John’s Two Endings – John 20, 21

shepherd with crookIt would see as John 20:31 is the perfect ending of the book.  It summarizes John’s overall message very clearly:

“These are written that you might believe that Jesus is the Christ, And that by believing you might have life in his name.”

But the book has one more chapter.  Is it an appendix of some sort?

I think that Chapter 20 summarizes the response of faith to the Gospel.  We focus on John, Peter, Mary Magdalene and Thomas as they come to believe that Jesus did rise from the dead.  Each person responds differently, but each comes to faith.  Then in effect, John turns to the reader and says, “these (chapter 1-20) are written that YOU might believe…”

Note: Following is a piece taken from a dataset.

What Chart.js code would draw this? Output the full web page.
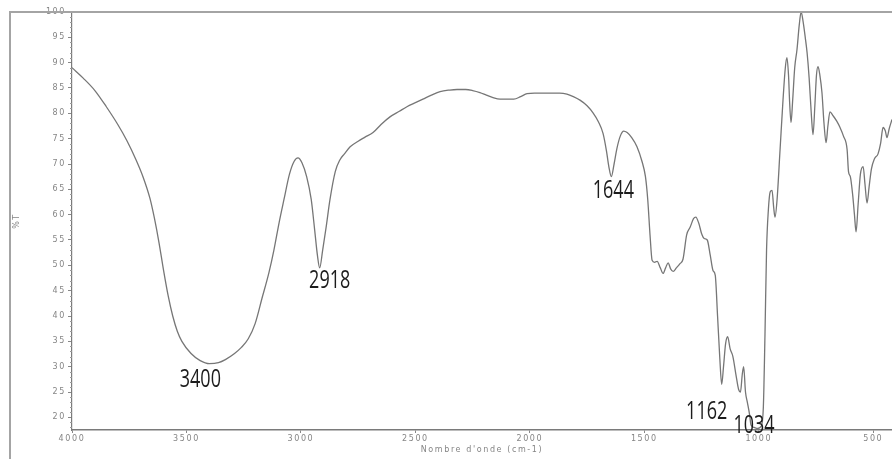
<!DOCTYPE html>
<html>
<head>
<meta charset="utf-8">
<script src="https://cdn.jsdelivr.net/npm/chart.js@4.4.1/dist/chart.umd.min.js"></script>
<style>
  html, body { margin: 0; padding: 0; background: #fff; }
  #wrap { width: 892px; height: 459px; }
</style>
</head>
<body>
<div id="wrap"><canvas id="irChart"></canvas></div>
<script>
// FTIR spectrum, wavenumber (cm-1) vs transmittance (%T)
const wavenumbers = [
  4000, 3950, 3900, 3850, 3800, 3760, 3720, 3690, 3660, 3640, 3620, 3600, 3580, 3560, 3540, 3520, 3480, 3440, 3400,
  3360, 3330, 3290, 3260, 3230, 3200, 3170, 3140, 3118, 3095, 3074, 3050, 3030, 3013, 2995, 2975, 2955, 2940,
  2928, 2918, 2905, 2890, 2873, 2850, 2830, 2810, 2785, 2750, 2720, 2685, 2650, 2611, 2570, 2537, 2500, 2467,
  2430, 2392, 2350, 2318, 2280, 2250, 2218, 2190, 2161, 2130, 2100, 2070, 2040, 2012, 1980, 1940, 1900, 1870,
  1838, 1810, 1781, 1750, 1724, 1700, 1680, 1665, 1655, 1644, 1632, 1620, 1605, 1590, 1575, 1555, 1532, 1510,
  1495, 1485, 1475, 1466, 1455, 1444, 1430, 1418, 1407, 1396, 1385, 1374, 1360, 1345, 1331, 1315, 1300, 1285,
  1275, 1262, 1250, 1238, 1225, 1212, 1200, 1190, 1180, 1170, 1162, 1154, 1145, 1136, 1125, 1113, 1100, 1088,
  1080, 1072, 1066, 1058, 1050, 1040, 1034, 1020, 1005, 990, 980, 973, 966, 958, 950, 942, 935, 929,
  920, 907, 894, 884, 877, 870, 865, 859, 852, 843, 833, 823, 815, 806, 797, 789, 780, 770,
  763, 755, 748, 741, 733, 724, 715, 706, 698, 689, 675, 660, 645, 630, 614, 608, 600, 590,
  582, 575, 566, 556, 544, 536, 527, 518, 508, 495, 479, 468, 457, 447, 440, 430, 418
];
const transmittance = [
  89.0, 86.9, 84.5, 81.3, 77.8, 74.6, 70.8, 67.5, 63.3, 59.3, 54.5, 49.0, 44.0, 40.0, 37.0, 35.0, 32.6, 31.2, 30.6,
  30.8, 31.4, 32.6, 33.8, 35.5, 38.5, 43.5, 48.5, 53.0, 58.5, 63.0, 68.0, 70.5, 71.2, 70.2, 67.5, 63.0, 57.0,
  52.0, 49.5, 53.0, 57.5, 63.0, 68.5, 70.8, 72.0, 73.4, 74.5, 75.3, 76.2, 77.8, 79.3, 80.4, 81.3, 82.1, 82.8,
  83.6, 84.3, 84.6, 84.7, 84.7, 84.5, 84.1, 83.6, 83.1, 82.8, 82.8, 82.8, 83.3, 83.9, 84.0, 84.0, 84.0, 84.0,
  83.8, 83.3, 82.6, 81.5, 80.1, 78.3, 76.0, 72.5, 69.5, 67.5, 70.0, 73.0, 75.5, 76.5, 76.2, 75.2, 73.4, 70.5,
  67.5, 63.0, 56.0, 51.0, 50.6, 50.8, 49.5, 48.4, 49.5, 50.5, 49.3, 48.8, 49.5, 50.3, 51.2, 56.0, 57.5, 59.2,
  59.5, 58.3, 56.3, 55.3, 55.0, 52.0, 49.0, 48.0, 40.0, 31.5, 26.5, 30.0, 34.5, 35.9, 33.5, 32.0, 28.5, 25.5,
  25.0, 28.5, 30.0, 25.0, 23.0, 20.5, 18.5, 18.0, 17.8, 18.2, 22.0, 36.0, 53.0, 61.0, 64.5, 64.8, 61.5, 59.5,
  63.0, 72.8, 82.7, 89.0, 91.0, 87.5, 82.0, 78.2, 82.5, 89.0, 92.6, 97.5, 100.0, 98.0, 95.0, 92.0, 87.0, 79.5,
  75.8, 81.5, 87.5, 89.2, 87.5, 84.1, 78.0, 74.2, 77.5, 80.3, 79.5, 78.5, 77.2, 75.5, 72.8, 68.5, 67.5, 64.0,
  60.0, 56.6, 62.0, 68.0, 69.5, 66.0, 62.3, 65.5, 69.0, 71.0, 72.0, 74.0, 77.2, 76.5, 75.2, 77.0, 78.8
];

const xTicks = [4000, 3500, 3000, 2500, 2000, 1500, 1000, 500];
const yTicks = [20, 25, 30, 35, 40, 45, 50, 55, 60, 65, 70, 75, 80, 85, 90, 95, 100];

// band positions written on the spectrum
const peakLabels = [3400, 2918, 1644, 1162, 1034];
// text centre relative to the band minimum, in px
const labelOffsets = [[-9, 16], [10, 13], [2, 14], [-15, 28], [3, 1]];

const points = wavenumbers.map((w, i) => ({ x: w, y: transmittance[i] }));

const axisFont = { family: 'DejaVu Sans', size: 8 };
const axisGray = '#858585';

// outer frame and the small minor ticks on the %T axis
const framePlugin = {
  id: 'frame',
  beforeDraw(chart) {
    chart.ctx.letterSpacing = '1.6px';
  },
  afterDraw(chart) {
    const { ctx, chartArea, scales } = chart;
    ctx.save();
    ctx.letterSpacing = '0px';
    ctx.strokeStyle = '#a4a4a4';
    ctx.lineWidth = 2;
    ctx.beginPath();
    ctx.moveTo(10, chart.height);
    ctx.lineTo(10, chartArea.top);
    ctx.lineTo(chart.width, chartArea.top);
    ctx.stroke();

    ctx.strokeStyle = '#999';
    ctx.lineWidth = 1;
    ctx.beginPath();
    for (let v = 18; v < 100; v++) {
      if (v % 5 === 0) continue;
      const y = Math.round(scales.y.getPixelForValue(v)) + 0.5;
      ctx.moveTo(chartArea.left - 2, y);
      ctx.lineTo(chartArea.left, y);
    }
    ctx.stroke();
    ctx.restore();
  }
};

// band labels
const peakPlugin = {
  id: 'peaks',
  afterDatasetsDraw(chart) {
    const { ctx, scales } = chart;
    ctx.save();
    ctx.letterSpacing = '0px';
    ctx.fillStyle = '#1c1c1c';
    ctx.font = '18px "Open Sans"';
    ctx.textAlign = 'center';
    ctx.textBaseline = 'middle';
    peakLabels.forEach((w, i) => {
      const idx = wavenumbers.indexOf(w);
      const px = scales.x.getPixelForValue(w) + labelOffsets[i][0];
      const py = scales.y.getPixelForValue(transmittance[idx]) + labelOffsets[i][1];
      ctx.save();
      ctx.translate(px, py);
      ctx.scale(1, 1.38);
      ctx.fillText(String(w), 0, 0);
      ctx.restore();
    });
    ctx.restore();
  },
  afterDraw(chart) {
    chart.ctx.letterSpacing = '0px';
  }
};

const ctx = document.getElementById('irChart').getContext('2d');
new Chart(ctx, {
  type: 'line',
  data: {
    datasets: [{
      data: points,
      borderColor: '#767676',
      borderWidth: 1.3,
      pointRadius: 0,
      cubicInterpolationMode: 'monotone',
      fill: false
    }]
  },
  options: {
    responsive: true,
    maintainAspectRatio: false,
    animation: false,
    parsing: false,
    layout: { padding: { left: 10, top: 12, right: 0, bottom: 0 } },
    plugins: {
      legend: { display: false },
      tooltip: { enabled: false }
    },
    scales: {
      x: {
        type: 'linear',
        reverse: true,
        min: 418,
        max: 4000,
        afterBuildTicks: (scale) => { scale.ticks = xTicks.map(v => ({ value: v })); },
        afterFit: (scale) => { scale.height = 29; },
        grid: { drawOnChartArea: false, drawTicks: true, tickLength: 3, color: '#888' },
        border: { display: true, color: '#7a7a7a', width: 1.5 },
        ticks: {
          color: axisGray,
          font: axisFont,
          padding: 1,
          maxRotation: 0,
          autoSkip: false,
          callback: (v) => String(v)
        },
        title: {
          display: true,
          text: "Nombre d'onde (cm-1)",
          color: axisGray,
          font: axisFont,
          padding: { top: 0, bottom: 4 }
        }
      },
      y: {
        min: 17.5,
        max: 100,
        afterBuildTicks: (scale) => { scale.ticks = yTicks.map(v => ({ value: v })); },
        afterFit: (scale) => { scale.width = 62; },
        grid: { drawOnChartArea: false, drawTicks: true, tickLength: 4, color: '#888' },
        border: { display: true, color: '#7a7a7a', width: 1.2 },
        ticks: { color: axisGray, font: axisFont, padding: 2, autoSkip: false, callback: (v) => String(v) },
        title: {
          display: true,
          text: '%T',
          color: axisGray,
          font: axisFont,
          padding: { top: 2, bottom: 0 }
        }
      }
    }
  },
  plugins: [framePlugin, peakPlugin]
});
</script>
</body>
</html>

This explains why Mary Magdalene is singled out, when in the other gospels we find that other women were also at the tomb.  John is not telling all that happened, he is telling us how faith happened for these four people.

John 21 is about following the Lord.  If we ended with John 20 we might conclude that the faith is merely personal and that when I meet the Lord, I am done.  But the brief call to mission found in John 20:19-22 is expanded in Chapter 21.

There we find two images – fishing and shepherding.  Both of these are strongly tied in the Gospels to leadership.  Peter, Andrew, James and John were called to become fishers of people.

In chapter 21 we find three commands – all directed to Peter.

“Throw your net there…”  In a replay of events recorded in the synoptic gospels, Jesus suggests a fishing strategy to fishermen.  They had caught nothing until they followed his instruction.  We are to read this larger than the story.  In being “fishers of people” the apostles will only be effective when they follow the Lord’s command.

“Feed my sheep.”  Three times, because Peter had denied the Lord three times, he is asked if he Loves Jesus.  When Peter replies that he does, he is called to feed and tend the sheep.

Fishing is associated  in our minds with fishhooks, though these fishermen used nets.  Shepherding is associated with shepherd’s crooks.  So ministry is by tradition done “by hook or by crook.”

“Follow me.”  Peter’s initial call to follow is restated.  It is also made clear that Peter should follow the Lord and not worry about what the Beloved Disciple was doing.  The calling is individual and the Lord decides how to call each individually. It is not wise to envy or to compare.

John 20, in sum, is a call to faith in Jesus as the Savior.  John 21, in sum, is a call to follow him in service.